Blagojevich's proposal is already under fire from those who argue the 1st Amendment protects a "right" to peddle violence to children.

In a Chicago Tribune op-ed, Clay Calvert, co-director of the Pennsylvania Center for the 1st Amendment, argues that Blagojevich's proposal "gives short shrift to freedom of expression and the reality that legal precedent weighs strongly against the constitutionality of measures restricting the sale of violence."

In 2003, the Missouri-based 8th U.S. Court of Appeals shot down a St. Louis ordinance similar to Blagojevich's proposal. In 2004, a federal court tossed out a Washington State law banning the sale to minors of video games depicting graphic violence toward police. But Calvert especially cited a 2001 precedent set by Judge Richard Posner of the Illinois-based 7th U.S. Court of Appeals. Posner-unfortunately, a Reagan appointee-wrote for a three-judge panel that overturned an Indianapolis law prohibiting video parlors from allowing children to use graphically violent video games unless accompanied by a parent.

"Posner wrote in that case, American Amusement Machine Association vs. Kendrick, that it is not just video game makers, retailers and distributors who have free-speech interests at stake," said Calvert. "Posner observed that 'children have 1st Amendment rights,' adding that 'to shield children right up to the age of 18 from exposure to violent descriptions and images would not only be quixotic, but deforming; it would leave them unequipped to cope with the world as we know it."

In his opinion, Posner explained what he sees as the 1st Amendment value to children of "Ultimate Mortal Kombat 3," a game in which a woman armed with a "huge" sword duels with-and invariably kills-similarly armed men. "[T]he game is feminist in depicting a woman as fully capable of holding her own in violent combat with heavily armed men," said Posner. "It thus has a message, even an 'ideology,' just as books and movies do."

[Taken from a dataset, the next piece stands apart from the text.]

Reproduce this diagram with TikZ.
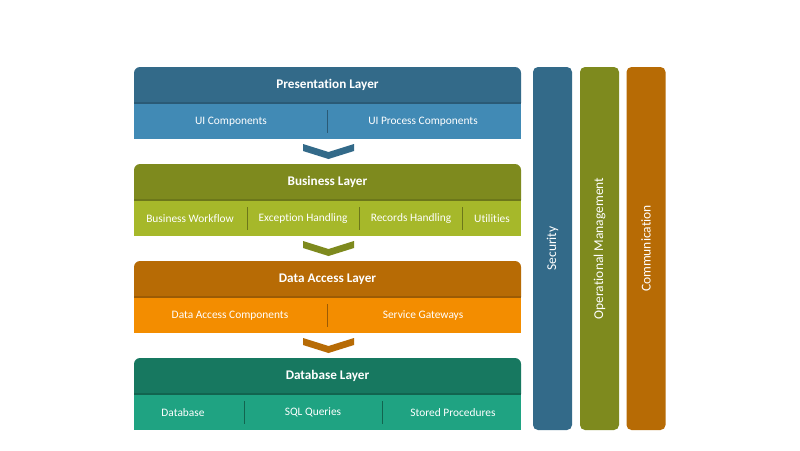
\documentclass[tikz,border=0pt]{standalone}
\usepackage{fontspec}
\setmainfont{Carlito}[Ligatures=NoCommon]
\definecolor{pH}{HTML}{336A89}
\definecolor{pS}{HTML}{418AB5}
\definecolor{pD}{HTML}{2A5A76}
\definecolor{bH}{HTML}{7E8A1E}
\definecolor{bS}{HTML}{A6B82A}
\definecolor{bD}{HTML}{6C771A}
\definecolor{dH}{HTML}{B76B05}
\definecolor{dS}{HTML}{F38D00}
\definecolor{dD}{HTML}{9C5B04}
\definecolor{gH}{HTML}{177860}
\definecolor{gS}{HTML}{1FA382}
\definecolor{gD}{HTML}{12644F}
\tikzset{
  hdr/.style={text=white,font=\bfseries\fontsize{13.2}{15}\selectfont},
  sublbl/.style={text=white,font=\fontsize{11.4}{13}\selectfont},
  vbar/.style={rounded corners=5pt,minimum width=39pt,minimum height=363pt,inner sep=0pt},
  vlbl/.style={rotate=90,text=white,font=\fontsize{13.5}{15}\selectfont},
  divider/.style={line width=0.9pt},
}
\newcommand{\layerbox}[6]{%
  \fill[#4] (134,#2) [rounded corners=6pt] -- (134,#1) -- (521,#1) [sharp corners] -- (521,#2) -- cycle;
  \fill[#5] (134,#2) rectangle (521,#3);
  \draw[#6,line width=1.6pt] (134,#2) -- (521,#2);
}
\newcommand{\chev}[2]{%
  \fill[#2] (303,#1) -- (328.5,#1+8) -- (354,#1) -- (354,#1+7) -- (328.5,#1+15) -- (303,#1+7) -- cycle;
}
\begin{document}
\begin{tikzpicture}[x=1pt,y=-1pt]
\useasboundingbox[fill=white] (0,0) rectangle (800,450);
% Presentation
\layerbox{67}{103}{139}{pH}{pS}{pD}
\node[hdr] (pl) at (327.5,85) {Presentation Layer};
\node[sublbl] (ui) at (231,122) {UI Components};
\node[sublbl] (uip) at (423,122) {UI Process Components};
\draw[divider,pD] (327,110) -- (327,133);
\chev{144}{pH}
% Business
\layerbox{164}{200}{236}{bH}{bS}{bD}
\node[hdr] (bl) at (327.5,182) {Business Layer};
\node[sublbl] (bw) at (190,218.5) {Business Workflow};
\node[sublbl] (eh) at (303,218.5) {Exception Handling};
\node[sublbl] (rh) at (411,218.5) {Records Handling};
\node[sublbl] (ut) at (492,218.5) {Utilities};
\draw[divider,bD] (247,207) -- (247,230);
\draw[divider,bD] (359,207) -- (359,230);
\draw[divider,bD] (462,207) -- (462,230);
\chev{241}{bH}
% Data access
\layerbox{261}{297}{333}{dH}{dS}{dD}
\node[hdr] (dl) at (327.5,279) {Data Access Layer};
\node[sublbl] (dac) at (230,315.5) {Data Access Components};
\node[sublbl] (sg) at (423,315.5) {Service Gateways};
\draw[divider,dD] (327,304) -- (327,327);
\chev{338}{dH}
% Database
\layerbox{358}{394}{430}{gH}{gS}{gD}
\node[hdr] (gl) at (327.5,376) {Database Layer};
\node[sublbl] (db) at (183,412.5) {Database};
\node[sublbl] (sq) at (313,412.5) {SQL Queries};
\node[sublbl] (sp) at (453,412.5) {Stored Procedures};
\draw[divider,gD] (244,401) -- (244,424);
\draw[divider,gD] (382,401) -- (382,424);
% Vertical bars
\node[vbar,fill=pH] (sec) at (552.5,248.5) {};
\node[vbar,fill=bH] (ops) at (599.5,248.5) {};
\node[vbar,fill=dH] (com) at (646,248.5) {};
\node[vlbl] (secl) at (sec.center) {Security};
\node[vlbl] (opsl) at (ops.center) {Operational Management};
\node[vlbl] (coml) at (com.center) {Communication};
\end{tikzpicture}
\end{document}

The bad guys, in this judge's view, are not the merchants selling violent games to children, but the parents trying to stop them.

Insisting that parents accompany children to the merchants' parlors, ruled Posner, placed too much of a burden on the 1st Amendment right of children to receive the message-or "ideology"-purveyed by the makers of violent games.

"Many parents are too busy to accompany their child to a game room," he says, "most teenagers would be deterred from playing these games if they had to be accompanied by mom . . . and conditioning a minor's 1st Amendment rights on parental consent of this nature is a curtailment of those rights."

But Posner did open the window slightly for alternative judgments against even more graphic games than those under question in Indianapolis. "We have emphasized the 'literary' character of the games in the record and the unrealistic appearance of their 'graphic' violence," he said. "If the games used actors and simulated real death and mutilation convincingly, or if the games lacked any story line and were merely animated shooting galleries (as several of the games in the record appear to be), a more narrowly drawn ordinance might survive a constitutional challenge."

For now, however, Posner's precedent is the law of the land in Indiana, Illinois and Wisconsin, which are governed by the 7th Circuit.

Aristotle believed education means teaching children to love what is right and hate what is wrong. Violent video games do just the opposite. If Posner's basic reasoning were upheld by the Supreme Court, American parents would not have the authority to stop a virtual Oswald from teaching their kids how to assassinate a President-or a virtual madman from instructing them in mass murder.